Although generally joyous, the end of school years also have a twinge of sadness.
Our time together-and, with it, my chance to directly impact the students-has ended.
Life goes on.
Last Tuesday marked the addition of a new group to the list: the 20 or so students in my Data Journalism class at the University of Diego Portales.
It’s been close to three decades since I first worked with three- to five-year-old students at the Bellehaven Child Development Center in East Menlo Park.
I still remember their eyelashes, their angelic expressions and the silence that greeted me after I had biked away from Stanford’s leafy luxury and toward their grittier neighborhoods.
I didn’t know what I was doing with them.
I didn’t know why so few fathers came to get them.
But I did know that I was where I belonged.
Since then I’ve worked with students of all kinds of ages and backgrounds in Boston suburbs, Appalachian classrooms, and one of South Africa’s first private multi-racial schools.
This group was special, though.
It was both my first crop of Chilean students and my first Spanish-language class.
We adjusted to each other as the semester unfolded.
I learned both how to explain the requirements with more clarity and to convey my insistence that they attend class and do work in order to pass. I changed the assignments from a series of smaller items and what amounted to a continent-wide fishing expedition around lotteries to three projects of increasing scope, rigor and sophistication.
For their part, the students had a series of experiences-projects, articles, guest lecturers-that allowed them to better understand the sensibility I wanted them to develop and the world of data journalism they could enter, not just the data analysis skills they needed to acquire.
But I didn’t just talk to the students about data.
I told them how I had wanted to go to Chile for many years and how I had applied to the Fulbright program four times before being accepted.
I told them about how extraordinary what was happening in the country before the September 11 anniversary of the coup, how significant the presidential elections were.
I also talked to them about my tremendous fortune in being there with Dunreith, about being able to work on a project for The New Yorker with my brother Jon, who shared his work and talked with the students twice. I let them know how much it meant to me to have Dad there, who told them about the importance of being actively involved in both sides of a mentoring relationship.
Finally, I urged them to give themselves enough time to do the kind of work of which I knew they were capable and to finish strong.
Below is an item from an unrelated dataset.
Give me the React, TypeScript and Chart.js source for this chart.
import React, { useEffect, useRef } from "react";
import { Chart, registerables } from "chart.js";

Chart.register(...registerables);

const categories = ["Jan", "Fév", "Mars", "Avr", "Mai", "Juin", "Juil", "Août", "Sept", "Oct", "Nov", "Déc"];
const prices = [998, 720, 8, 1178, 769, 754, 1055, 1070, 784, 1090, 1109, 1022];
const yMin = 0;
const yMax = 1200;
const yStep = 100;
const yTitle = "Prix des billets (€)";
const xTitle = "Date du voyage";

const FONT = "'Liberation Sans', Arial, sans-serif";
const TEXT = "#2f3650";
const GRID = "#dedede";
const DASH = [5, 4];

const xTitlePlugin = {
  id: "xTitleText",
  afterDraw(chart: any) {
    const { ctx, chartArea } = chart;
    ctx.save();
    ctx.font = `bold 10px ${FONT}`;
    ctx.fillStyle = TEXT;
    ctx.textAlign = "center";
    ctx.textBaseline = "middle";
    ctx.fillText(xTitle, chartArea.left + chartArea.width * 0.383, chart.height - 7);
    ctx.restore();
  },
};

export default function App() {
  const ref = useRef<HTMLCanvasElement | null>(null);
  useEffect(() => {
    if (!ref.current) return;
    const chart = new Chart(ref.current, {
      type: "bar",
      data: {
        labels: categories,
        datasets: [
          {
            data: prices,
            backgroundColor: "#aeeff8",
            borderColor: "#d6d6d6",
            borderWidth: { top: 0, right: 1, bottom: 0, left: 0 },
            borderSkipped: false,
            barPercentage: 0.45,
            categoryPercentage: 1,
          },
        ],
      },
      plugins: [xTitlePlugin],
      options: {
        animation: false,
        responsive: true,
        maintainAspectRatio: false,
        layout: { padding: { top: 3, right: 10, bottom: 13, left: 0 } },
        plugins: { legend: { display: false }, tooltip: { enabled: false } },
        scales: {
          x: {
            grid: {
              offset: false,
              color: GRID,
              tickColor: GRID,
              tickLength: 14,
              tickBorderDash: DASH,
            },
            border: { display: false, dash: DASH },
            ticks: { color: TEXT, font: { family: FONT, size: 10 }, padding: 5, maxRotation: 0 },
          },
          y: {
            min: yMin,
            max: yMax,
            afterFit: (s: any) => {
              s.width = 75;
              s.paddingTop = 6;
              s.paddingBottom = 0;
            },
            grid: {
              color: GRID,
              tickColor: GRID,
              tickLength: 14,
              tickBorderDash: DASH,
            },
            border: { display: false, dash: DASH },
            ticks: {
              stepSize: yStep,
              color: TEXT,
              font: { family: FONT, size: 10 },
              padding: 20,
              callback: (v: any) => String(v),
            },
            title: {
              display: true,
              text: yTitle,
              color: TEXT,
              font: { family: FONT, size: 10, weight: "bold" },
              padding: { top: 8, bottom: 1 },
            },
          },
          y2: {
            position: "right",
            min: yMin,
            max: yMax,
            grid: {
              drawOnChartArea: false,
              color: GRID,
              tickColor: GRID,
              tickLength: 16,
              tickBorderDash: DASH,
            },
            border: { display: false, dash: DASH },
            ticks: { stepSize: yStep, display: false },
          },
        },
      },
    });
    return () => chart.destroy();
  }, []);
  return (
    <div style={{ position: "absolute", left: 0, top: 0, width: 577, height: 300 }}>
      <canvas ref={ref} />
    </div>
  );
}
On Tuesday, they did just that.
One by one they stood and delivered at the front of the room. They talked about their data sets, their maps, their graphics and the law they chose to evaluate. Using Powerpoint or Prezi or a Google Docs, students who had had no idea of what a database was at the beginning of the semester explained how they had acquired and analyzed their data.
Dunreith and Aidan arrived about two thirds of the way through the class.
My family I said.
Please give them a round of applause.
The class complied with gusto.
The last student finished about 10 minutes after our scheduled time, and I moved forward to the front of the room for the last time.
I apologized for the lateness and asked them to think back to August, when they knew little to nothing about data.
I told them again how much I had enjoyed working with them and how being there and working with them was the realization of a dream for me.
I told them that I had learned that it’s possible to live from dreams and values, and that I hope they felt the same way.
I explained that they had had the opportunity to meet some of the people in the world who do the best work in this area.
And your brother, one student called out.
And your father, said another.
You’re almost there, I said.
I’m proud of the progress you’ve made, but you’re not done yet.
You can finish strong.
I believe in you, I said. I’m available to you as a resource now and in the future. And I’ll be in my office tomorrow if you need help.
Then I thanked them and told them they could go.
The students applauded and started to leave.
I stood by the door.
The male students and I hugged each other on the way out.
The women and I kissed each other’s cheeks.
Then it was over.
Grading and deciding with Dunreith and Aidan what to do next awaited.
As always, I had the knowledge that I could have done better.
Vulnerability in the knowledge, too, that life continues its ceaseless forward flow. The end of the class anticipated, in a small but real way, the ultimate ending we all face.
But I also felt good, deep down good, at the knowledge that I had given my best, at what we had done together and at the transmission of a spark that I believe, at least for some, will not soon be extinguished.